Farms and Sustainability Projects
The island also produces a lot of its own food, which is made possible by the careful collection, storage, and distribution of rainwater. The original fishing community that continues to live on the island supplies the fish served in its restaurants, and also staffs the aquaculture facilities, which include fish and shellfish farms. The banana plantations on the island produce a surplus, which is sent to the mainland and marketed there. In addition, 40,000 coconut trees on the island, with more planted every year, provide an ample supply of coconuts. Compact, high-technology vegetable farms established near the airport yield much of the produce needed by the island’s restaurants, although some items (like rice and meats) will always be brought in from the mainland, as we would rather not clear forest to accommodate these.

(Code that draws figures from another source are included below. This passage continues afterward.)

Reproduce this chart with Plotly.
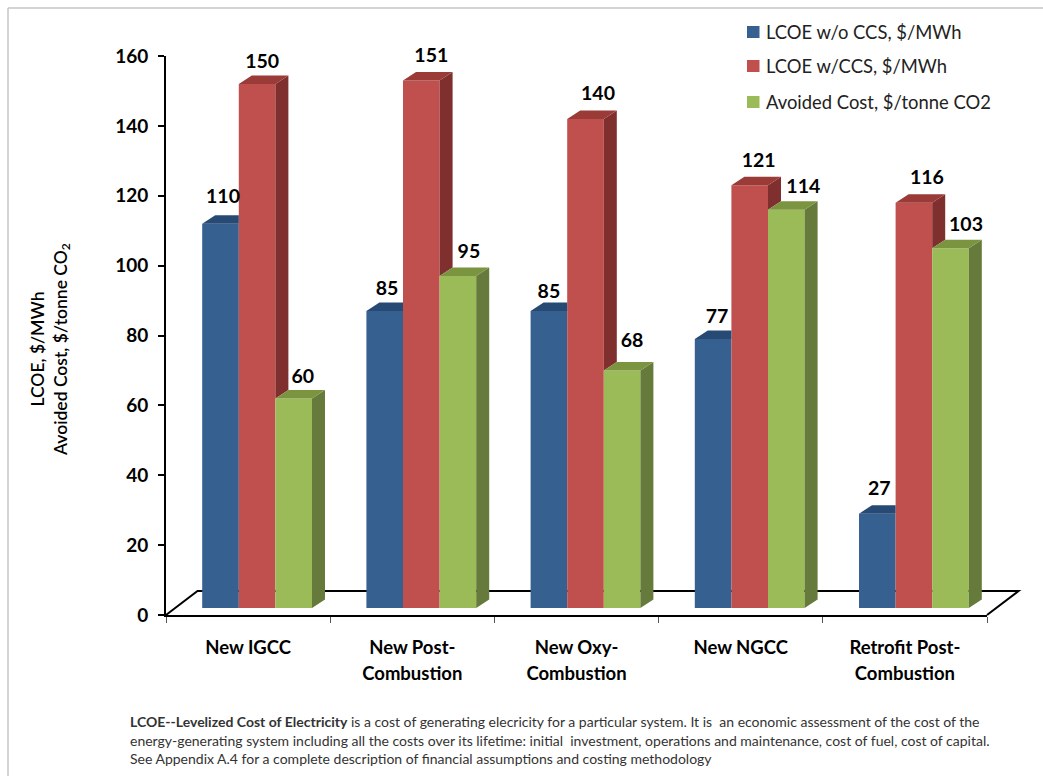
import plotly.graph_objects as go

# ---- data ----
CATEGORIES = ["New IGCC", "New Post-<br>Combustion", "New Oxy-<br>Combustion", "New NGCC", "Retrofit Post-<br>Combustion"]
LCOE_NO_CCS = [110, 85, 85, 77, 27]
LCOE_CCS = [150, 151, 140, 121, 116]
AVOIDED = [60, 95, 68, 114, 103]
Y_TICKS = [0, 20, 40, 60, 80, 100, 120, 140, 160]
SERIES_NAMES = ["LCOE w/o CCS, $/MWh", "LCOE w/CCS, $/MWh", "Avoided Cost, $/tonne CO2"]

# ---- styles ----
FONT = "Lato"
FRONT = ["#36608F", "#C0504D", "#9BBB59"]
TOP = ["#274A75", "#9A3B38", "#7A9440"]
SIDE = ["#274A75", "#7F302E", "#667B3B"]
LABEL_LIFT = [[26, 21, 18, 21, 24], [21, 23, 24, 23, 24], [20, 23, 28, 22, 22]]
LABEL_NUDGE = [[2.5, 2.3, 0, 4, 2], [5, 10, 12.5, 9, 13], [9, 11, 10, 17, 15.5]]

# ---- geometry (pixels of the page -> axis units) ----
W, H = 1043, 776
PL, PR, PT, PB = 166, 987, 56, 615
PX_X = (PR - PL) / 5
PX_Y = (PB - PT) / 160
BASE = 7 / PX_Y
DX = 13 / PX_X
DY = 8.5 / PX_Y
BAR_W = 36.6 / PX_X
GROUP_SHIFT = 9 / PX_X
FLOOR_DX = 31.5
FLOOR_DY = 24


def px(x):
    return (x - PL) / (PR - PL)


def py(y):
    return (PB - y) / (PB - PT)


series = [LCOE_NO_CCS, LCOE_CCS, AVOIDED]
n = len(CATEGORIES)
fig = go.Figure()


def left_edge(s, c):
    return c + 0.5 + GROUP_SHIFT + (s - 1.5) * BAR_W


# front faces
for s, vals in enumerate(series):
    fig.add_trace(go.Bar(
        x=[c + 0.5 for c in range(n)], y=vals, base=BASE, name=SERIES_NAMES[s],
        width=BAR_W, offset=[left_edge(s, c) - (c + 0.5) for c in range(n)],
        marker=dict(color=FRONT[s], line=dict(width=0)), showlegend=False))

# visible parts of the top and side faces
for s, vals in enumerate(series):
    tx, ty, sx, sy = [], [], [], []
    for c, v in enumerate(vals):
        x0 = left_edge(s, c)
        x1 = x0 + BAR_W
        v0 = v + BASE
        nxt = series[s + 1][c] + BASE if s < 2 else None
        if nxt is not None and nxt >= v0:
            # the neighbour hides the side and cuts the top off at its front
            tx += [x0, x1, x1, x0 + DX, x0, None]
            ty += [v0, v0, v0 + DY, v0 + DY, v0, None]
        else:
            tx += [x0, x1, x1 + DX, x0 + DX, x0, None]
            ty += [v0, v0, v0 + DY, v0 + DY, v0, None]
            low = nxt if nxt is not None else BASE
            sx += [x1, x1 + DX, x1 + DX, x1, x1, None]
            sy += [low, low + DY, v0 + DY, v0, low, None]
    if sx:
        fig.add_trace(go.Scatter(x=sx, y=sy, mode="lines", fill="toself", fillcolor=SIDE[s],
                                 line=dict(width=0, color=SIDE[s]), showlegend=False, hoverinfo="skip"))
    fig.add_trace(go.Scatter(x=tx, y=ty, mode="lines", fill="toself", fillcolor=TOP[s],
                             line=dict(width=0, color=TOP[s]), showlegend=False, hoverinfo="skip"))

# value labels
for s, vals in enumerate(series):
    fig.add_trace(go.Scatter(
        x=[left_edge(s, c) + (BAR_W * PX_X / 2 + LABEL_NUDGE[s][c]) / PX_X for c in range(n)],
        y=[v + BASE + LABEL_LIFT[s][c] / PX_Y for c, v in enumerate(vals)],
        text=[str(v) for v in vals], mode="text", textposition="middle center",
        textfont=dict(family=FONT, size=19.5, color="#000000", weight="bold"),
        cliponaxis=False, showlegend=False, hoverinfo="skip"))

# floor of the 3-D chart (behind the bars)
floor = [(PL, PB), (PL + FLOOR_DX, PB - FLOOR_DY), (PR + FLOOR_DX, PB - FLOOR_DY), (PR, PB)]
floor_path = "M " + " L ".join(f"{px(a):.5f} {py(b):.5f}" for a, b in floor)

shapes = [
    dict(type="path", xref="paper", yref="paper", path=floor_path, layer="below",
         line=dict(color="#000000", width=2)),
    dict(type="line", xref="paper", yref="paper", x0=px(8), x1=px(W), y0=py(8), y1=py(8),
         line=dict(color="#C6C6C6", width=1.5)),
    dict(type="line", xref="paper", yref="paper", x0=px(8), x1=px(8), y0=py(8), y1=py(H),
         line=dict(color="#C6C6C6", width=1.5)),
]
annotations = []

# legend
for i, (name, row) in enumerate(zip(SERIES_NAMES, [32, 66, 102])):
    shapes.append(dict(type="rect", xref="paper", yref="paper", x0=px(747), x1=px(759.5),
                       y0=py(row + 6), y1=py(row - 6), fillcolor=FRONT[i], line=dict(width=0)))
    annotations.append(dict(xref="paper", yref="paper", x=px(763.5), y=py(row), xanchor="left", yanchor="middle",
                            text=name, showarrow=False, font=dict(family=FONT, size=18.4, color="#222222")))

# footnote
FOOT = [
    "<b>LCOE--Levelized Cost of Electricity</b> is a cost of generating elecricity for a particular system. It is  an economic assessment of the cost of the",
    "energy-generating system including all the costs over its lifetime: initial  investment, operations and maintenance, cost of fuel, cost of capital.",
    "See Appendix A.4 for a complete description of financial assumptions and costing methodology",
]
for line, row in zip(FOOT, [721, 740, 758]):
    annotations.append(dict(xref="paper", yref="paper", x=px(127.5), y=py(row), xanchor="left", yanchor="middle",
                            text=line, showarrow=False, font=dict(family=FONT, size=14, color="#333333")))

# y-axis title
annotations.append(dict(xref="paper", yref="paper", x=px(50), y=py(350), xanchor="center", yanchor="middle",
                        textangle=-90, showarrow=False,
                        text="LCOE, $/MWh<br>Avoided Cost, $/tonne CO<sub>2</sub>",
                        font=dict(family=FONT, size=17.5, color="#000000", weight=600)))

fig.update_layout(
    width=W, height=H, autosize=False,
    margin=dict(l=PL, r=W - PR, t=PT, b=H - PB, pad=0),
    paper_bgcolor="#FFFFFF", plot_bgcolor="rgba(0,0,0,0)",
    barmode="overlay", showlegend=False,
    shapes=shapes, annotations=annotations,
    xaxis=dict(range=[0, 5], tickmode="array", tickvals=[c + 0.5 for c in range(n)],
               ticktext=["<span style='font-size:18.5px'>" + t.replace("<br>", "</span><br><span style='font-size:18.5px'>") + "</span>" for t in CATEGORIES],
               ticks="", ticklabelstandoff=13, showgrid=False, zeroline=False,
               showline=True, linecolor="#000000", linewidth=2,
               tickfont=dict(family=FONT, size=20, color="#000000", weight="bold"),
               minor=dict(tick0=0, dtick=1, ticks="outside", ticklen=6, tickcolor="#555555", tickwidth=1)),
    yaxis=dict(range=[0, 160], tickmode="array", tickvals=Y_TICKS, ticks="outside", ticklen=6,
               tickcolor="#000000", tickwidth=1.5, showgrid=False, zeroline=False,
               showline=True, linecolor="#000000", linewidth=2, ticklabelstandoff=6,
               tickfont=dict(family=FONT, size=19, color="#000000", weight="bold")),
)

fig.write_html("out.html", post_script="document.body.style.margin='0';", config={"displayModeBar": False})
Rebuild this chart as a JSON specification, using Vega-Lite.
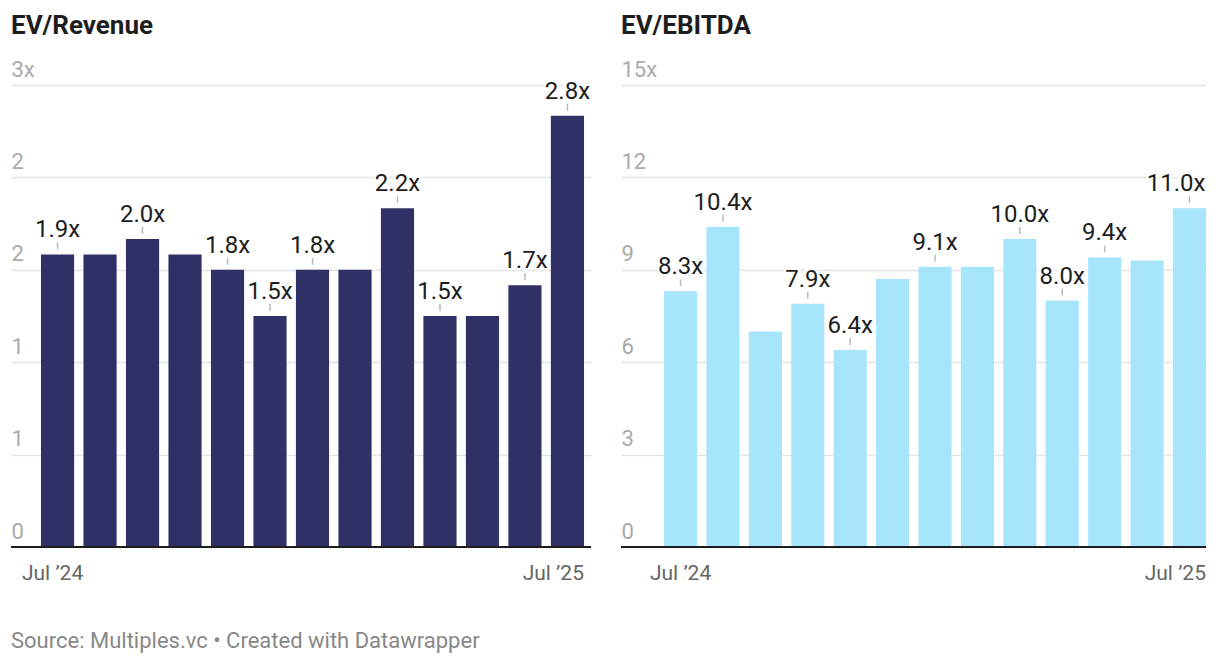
{
  "$schema": "https://vega.github.io/schema/vega-lite/v6.json",
  "padding": {"left": 10, "top": 13, "right": 15, "bottom": 10},
  "bounds": "flush",
  "spacing": 30,
  "config": {"font": "Roboto", "view": {"stroke": null}},
  "title": {"text": "Source: Multiples.vc • Created with Datawrapper", "orient": "bottom", "anchor": "start", "fontSize": 22, "fontWeight": "normal", "color": "#888888", "font": "Roboto", "offset": 48, "frame": "group"},
  "datasets": {
    "rev": [
      {"month": "2024-07", "value": 1.9, "label": "1.9x"},
      {"month": "2024-08", "value": 1.9, "label": ""},
      {"month": "2024-09", "value": 2.0, "label": "2.0x"},
      {"month": "2024-10", "value": 1.9, "label": ""},
      {"month": "2024-11", "value": 1.8, "label": "1.8x"},
      {"month": "2024-12", "value": 1.5, "label": "1.5x"},
      {"month": "2025-01", "value": 1.8, "label": "1.8x"},
      {"month": "2025-02", "value": 1.8, "label": ""},
      {"month": "2025-03", "value": 2.2, "label": "2.2x"},
      {"month": "2025-04", "value": 1.5, "label": "1.5x"},
      {"month": "2025-05", "value": 1.5, "label": ""},
      {"month": "2025-06", "value": 1.7, "label": "1.7x"},
      {"month": "2025-07", "value": 2.8, "label": "2.8x"}
    ],
    "ebitda": [
      {"month": "2024-07", "value": 8.3, "label": "8.3x"},
      {"month": "2024-08", "value": 10.4, "label": "10.4x"},
      {"month": "2024-09", "value": 7.0, "label": ""},
      {"month": "2024-10", "value": 7.9, "label": "7.9x"},
      {"month": "2024-11", "value": 6.4, "label": "6.4x"},
      {"month": "2024-12", "value": 8.7, "label": ""},
      {"month": "2025-01", "value": 9.1, "label": "9.1x"},
      {"month": "2025-02", "value": 9.1, "label": ""},
      {"month": "2025-03", "value": 10.0, "label": "10.0x"},
      {"month": "2025-04", "value": 8.0, "label": "8.0x"},
      {"month": "2025-05", "value": 9.4, "label": "9.4x"},
      {"month": "2025-06", "value": 9.3, "label": ""},
      {"month": "2025-07", "value": 11.0, "label": "11.0x"}
    ]
  },
  "hconcat": [
    {
      "width": 580,
      "height": 462,
      "data": {"name": "rev"},
      "title": {"text": "EV/Revenue", "anchor": "start", "frame": "group", "fontSize": 26, "fontWeight": "bold", "color": "#1d1d1d", "font": "Roboto", "offset": 19},
      "encoding": {
        "x": {"field": "month", "type": "ordinal", "scale": {"paddingInner": 0.22, "paddingOuter": 0.435, "align": 0.811},
          "axis": {"title": null, "domain": false, "ticks": false, "grid": false, "labelAngle": 0, "labelOverlap": false,
            "labelExpr": "datum.value == '2024-07' ? 'Jul ’24' : (datum.value == '2025-07' ? 'Jul ’25' : '')",
            "labelFontSize": 21, "labelColor": "#666666", "labelPadding": 15,
            "labelAlign": {"condition": {"test": "datum.value == '2025-07'", "value": "right"}, "value": "center"},
            "labelOffset": {"condition": {"test": "datum.value == '2025-07'", "value": 16.5}, "value": -5}}},
        "y": {"field": "value", "type": "quantitative", "scale": {"domain": [0, 3], "nice": false, "zero": true},
          "axis": {"title": null, "values": [0, 0.6, 1.2, 1.8, 2.4, 3], "labelExpr": "datum.value == 3 ? '3x' : format(datum.value, '.0f')",
            "domain": false, "ticks": false, "tickSize": 0, "labelPadding": 0, "labelAlign": "left", "labelBaseline": "alphabetic", "labelOffset": -9,
            "labelColor": "#aaaaaa", "labelFontSize": 22, "gridColor": "#e3e3e3", "gridWidth": 1.5}}
      },
      "layer": [
        {"mark": {"type": "bar", "color": "#2e3066"}},
        {"transform": [{"filter": "datum.label != ''"}], "mark": {"type": "rule", "yOffset": -12, "y2Offset": -5, "color": "#bbbbbb", "strokeWidth": 1.5}, "encoding": {"y2": {"field": "value"}}},
        {"transform": [{"filter": "datum.label != ''"}], "mark": {"type": "text", "dy": -17, "baseline": "alphabetic", "fontSize": 24, "stroke": "white", "strokeWidth": 5, "strokeJoin": "round", "color": "white"}, "encoding": {"text": {"field": "label"}}},
        {"transform": [{"filter": "datum.label != ''"}], "mark": {"type": "text", "dy": -17, "baseline": "alphabetic", "fontSize": 24, "color": "#1d1d1d"}, "encoding": {"text": {"field": "label"}}},
        {"mark": {"type": "rule", "color": "#1d1d1d", "strokeWidth": 2}, "encoding": {"x": null, "y": {"datum": 0, "type": "quantitative"}}}
      ]
    },
    {
      "width": 585,
      "height": 462,
      "data": {"name": "ebitda"},
      "title": {"text": "EV/EBITDA", "anchor": "start", "frame": "group", "fontSize": 26, "fontWeight": "bold", "color": "#1d1d1d", "font": "Roboto", "offset": 19},
      "encoding": {
        "x": {"field": "month", "type": "ordinal", "scale": {"paddingInner": 0.22, "paddingOuter": 0.507, "align": 1},
          "axis": {"title": null, "domain": false, "ticks": false, "grid": false, "labelAngle": 0, "labelOverlap": false,
            "labelExpr": "datum.value == '2024-07' ? 'Jul ’24' : (datum.value == '2025-07' ? 'Jul ’25' : '')",
            "labelFontSize": 21, "labelColor": "#666666", "labelPadding": 15,
            "labelAlign": {"condition": {"test": "datum.value == '2025-07'", "value": "right"}, "value": "center"},
            "labelOffset": {"condition": {"test": "datum.value == '2025-07'", "value": 16.5}, "value": 0}}},
        "y": {"field": "value", "type": "quantitative", "scale": {"domain": [0, 15], "nice": false, "zero": true},
          "axis": {"title": null, "values": [0, 3, 6, 9, 12, 15], "labelExpr": "datum.value == 15 ? '15x' : format(datum.value, '.0f')",
            "domain": false, "ticks": false, "tickSize": 0, "labelPadding": 0, "labelAlign": "left", "labelBaseline": "alphabetic", "labelOffset": -9,
            "labelColor": "#aaaaaa", "labelFontSize": 22, "gridColor": "#e3e3e3", "gridWidth": 1.5}}
      },
      "layer": [
        {"mark": {"type": "bar", "color": "#a7e5fc"}},
        {"transform": [{"filter": "datum.label != ''"}], "mark": {"type": "rule", "yOffset": -12, "y2Offset": -5, "color": "#bbbbbb", "strokeWidth": 1.5}, "encoding": {"y2": {"field": "value"}}},
        {"transform": [{"filter": "datum.label != ''"}], "mark": {"type": "text", "dy": -17, "baseline": "alphabetic", "fontSize": 24, "stroke": "white", "strokeWidth": 5, "strokeJoin": "round", "color": "white", "align": {"expr": "datum.month == '2025-07' ? 'right' : 'center'"}, "dx": {"expr": "datum.month == '2025-07' ? 16 : 0"}}, "encoding": {"text": {"field": "label"}}},
        {"transform": [{"filter": "datum.label != ''"}], "mark": {"type": "text", "dy": -17, "baseline": "alphabetic", "fontSize": 24, "color": "#1d1d1d", "align": {"expr": "datum.month == '2025-07' ? 'right' : 'center'"}, "dx": {"expr": "datum.month == '2025-07' ? 16 : 0"}}, "encoding": {"text": {"field": "label"}}},
        {"mark": {"type": "rule", "color": "#1d1d1d", "strokeWidth": 2}, "encoding": {"x": null, "y": {"datum": 0, "type": "quantitative"}}}
      ]
    }
  ]
}
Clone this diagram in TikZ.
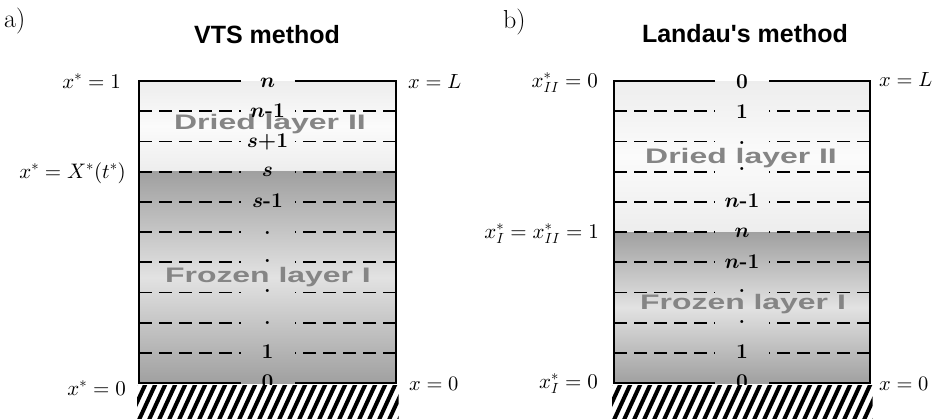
\documentclass[tikz,border=0pt]{standalone}
\usepackage{fontspec}
\newfontfamily\arialf{Liberation Sans}
\DeclareFontShape{OML}{cmm}{m}{it}{<-> cmmi10}{}
\DeclareFontShape{OML}{cmm}{b}{it}{<-> cmmib10}{}
\DeclareFontShape{OMS}{cmsy}{m}{n}{<-> cmsy10}{}
\DeclareFontShape{OMS}{cmsy}{b}{n}{<-> cmbsy10}{}
\DeclareFontShape{OT1}{cmr}{m}{n}{<-> cmr10}{}
\DeclareFontShape{OT1}{cmr}{bx}{n}{<-> cmbx10}{}
\DeclareFontShape{OMX}{cmex}{m}{n}{<-> cmex10}{}
\definecolor{dtop}{HTML}{EDEDED}
\definecolor{dmid}{HTML}{FBFBFB}
\definecolor{ftop}{HTML}{A0A0A0}
\definecolor{fmid}{HTML}{E2E2E2}
\definecolor{laygray}{HTML}{858585}
\newcommand\bmi[1]{{\boldmath$#1$}}
\begin{document}
\begin{tikzpicture}[x=1pt,y=-1pt,
  frame/.style={line width=2.2pt},
  gridline/.style={line width=1.8pt, dash pattern=on 13pt off 7pt},
  lbl/.style={font=\fontsize{21}{25}\selectfont\bfseries, anchor=base, inner sep=0pt},
  sidel/.style={font=\fontsize{21}{25}\selectfont, inner sep=0pt, anchor=base east},
  sider/.style={font=\fontsize{20.5}{25}\selectfont, inner sep=0pt, anchor=base west},
  ttl/.style={font=\arialf\bfseries\fontsize{25}{30}\selectfont, anchor=base, inner sep=0pt},
  panel/.style={font=\fontsize{26}{30}\selectfont, anchor=base west, inner sep=0pt},
  layer/.style={font=\arialf\bfseries\fontsize{21}{25}\selectfont, text=laygray, inner sep=0pt},
  hatch/.style={line width=4pt}
]
\useasboundingbox (0,0) rectangle (933,418);

% ================= panel a =================
\node[panel] (pa) at (4,27) {a)};
\node[ttl] (ta) at (267,43) {VTS method};

\shade[top color=dtop, bottom color=dtop, middle color=dmid] (139,81) rectangle (396,171.6);
\shade[top color=ftop, bottom color=ftop, middle color=fmid] (139,171.6) rectangle (396,383);

\foreach \k in {1,...,9}{
  \pgfmathsetmacro\yy{81+\k*30.2}
  \draw[gridline] (139,\yy) -- (240.5,\yy);
  \draw[gridline] (396,\yy) -- (294.5,\yy);
}
\draw[frame] (240.5,81) -- (139,81) -- (139,383) -- (240.5,383);
\draw[frame] (294.5,81) -- (396,81) -- (396,383) -- (294.5,383);

\node[layer] (da) at (270,124) {\scalebox{1.52}[1]{Dried layer II}};
\node[layer] (fa) at (268,277) {\scalebox{1.52}[1]{Frozen layer I}};

\node[lbl] (a0) at (267.5,87) {\bmi{n}};
\node[lbl] (a1) at (267.5,117.2) {\bmi{n}-1};
\node[lbl] (a2) at (267.5,147.4) {\bmi{s}+1};
\node[lbl] (a3) at (267.5,176.6) {\bmi{s}};
\node[lbl] (a4) at (267.5,207.8) {\bmi{s}-1};
\node[lbl] (a5) at (267.5,234) {.};
\node[lbl] (a6) at (267.5,262.2) {.};
\node[lbl] (a7) at (267.5,292.4) {.};
\node[lbl] (a8) at (267.5,324.6) {.};
\node[lbl] (a9) at (267.5,358.5) {1};
\node[lbl] (a10) at (267.5,388) {0};

\fill[white] (137,385) rectangle (399,418);
\begin{scope}
  \clip (137,385.5) rectangle (398.5,418);
  \foreach \i in {0,...,30}{
    \draw[hatch] (118+\i*10,422) -- ++(17.5,-38);
  }
\end{scope}

\node[sidel] (la1) at (121,88) {$x^{*}=1$};
\node[sidel] (la2) at (126,178) {$x^{*}=X^{*}(t^{*})$};
\node[sidel] (la3) at (126,395) {$x^{*}=0$};
\node[sider] (ra1) at (408,88) {$x=L$};
\node[sider] (ra2) at (409,390) {$x=0$};

% ================= panel b =================
\node[panel] (pb) at (503,28) {b)};
\node[ttl] (tb) at (745,42) {Landau's method};

\shade[top color=dtop, bottom color=dtop, middle color=dmid] (614,81) rectangle (870,232);
\shade[top color=ftop, bottom color=ftop, middle color=fmid] (614,232) rectangle (870,383);

\foreach \k in {1,...,9}{
  \pgfmathsetmacro\yy{81+\k*30.2}
  \draw[gridline] (614,\yy) -- (715,\yy);
  \draw[gridline] (870,\yy) -- (769,\yy);
}
\draw[frame] (715,81) -- (614,81) -- (614,383) -- (715,383);
\draw[frame] (769,81) -- (870,81) -- (870,383) -- (769,383);

\node[layer] (db) at (741,158) {\scalebox{1.52}[1]{Dried layer II}};
\node[layer] (fb) at (743,304) {\scalebox{1.52}[1]{Frozen layer I}};

\node[lbl] (b0) at (742,88) {0};
\node[lbl] (b1) at (742,118.2) {1};
\node[lbl] (b2) at (742,144.4) {.};
\node[lbl] (b3) at (742,170.6) {.};
\node[lbl] (b4) at (742,207.8) {\bmi{n}-1};
\node[lbl] (b5) at (742,237) {\bmi{n}};
\node[lbl] (b6) at (742,268.2) {\bmi{n}-1};
\node[lbl] (b7) at (742,292.4) {.};
\node[lbl] (b8) at (742,323.6) {.};
\node[lbl] (b9) at (742,358.5) {1};
\node[lbl] (b10) at (742,388) {0};

\fill[white] (612,385) rectangle (873,418);
\begin{scope}
  \clip (612,385.5) rectangle (872.5,418);
  \foreach \i in {0,...,30}{
    \draw[hatch] (593+\i*10,422) -- ++(17.5,-38);
  }
\end{scope}

\node[sidel] (lb1) at (598,87) {$x^{*}_{II}=0$};
\node[sidel] (lb2) at (599,238) {$x^{*}_{I}=x^{*}_{II}=1$};
\node[sidel] (lb3) at (598,388) {$x^{*}_{I}=0$};
\node[sider] (rb1) at (879,86) {$x=L$};
\node[sider] (rb2) at (879,390) {$x=0$};
\end{tikzpicture}
\end{document}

Seeding and planting at the newly expanded vegetable farms (over 5 additional hectares of planting area) at the Tahik area, as well as the addition of the guyabano, avocado, rambutan, lemon, and melon farms, were conducted in 2020 to ensure an abundant supply of fruits and vegetables for Balesin members and guests. Growing our own also reduces our carbon footprint by eliminating the need to transport into the island a significant amount of our fresh produce.
Our newest project is the Balesin sea salt beds. The seawater around Balesin is pristine, thus enabling us to produce an unusually pure quality of sea salt. As part of our drive toward sustainability and ecological responsibility, we have replaced all our plastic drinking straws with biodegradable paper straws. We have also replaced plastic water bottles with our own refillable glass bottles of Balesin purified water, which has passed all required sanitary and laboratory tests. Globally, there are 150 million tons of plastic items floating around or washed ashore. Balesin is doing its part to address this very serious problem.
In addition, Balesin has zero emissions of waste water into the sea around it. From the start, each of Balesin’s villages had a sewage treatment facility. In 2017, we completed the construction of a state-of-the-art central Sewage Treatment Plant (STP), where all the waste water and sewage from the individual villages is treated. The STP plant cost us Php 40 million, but it was worth every penny.
We are proud to maintain the highest standards of environmental protection, which have guided us from the beginning of Balesin Island Club.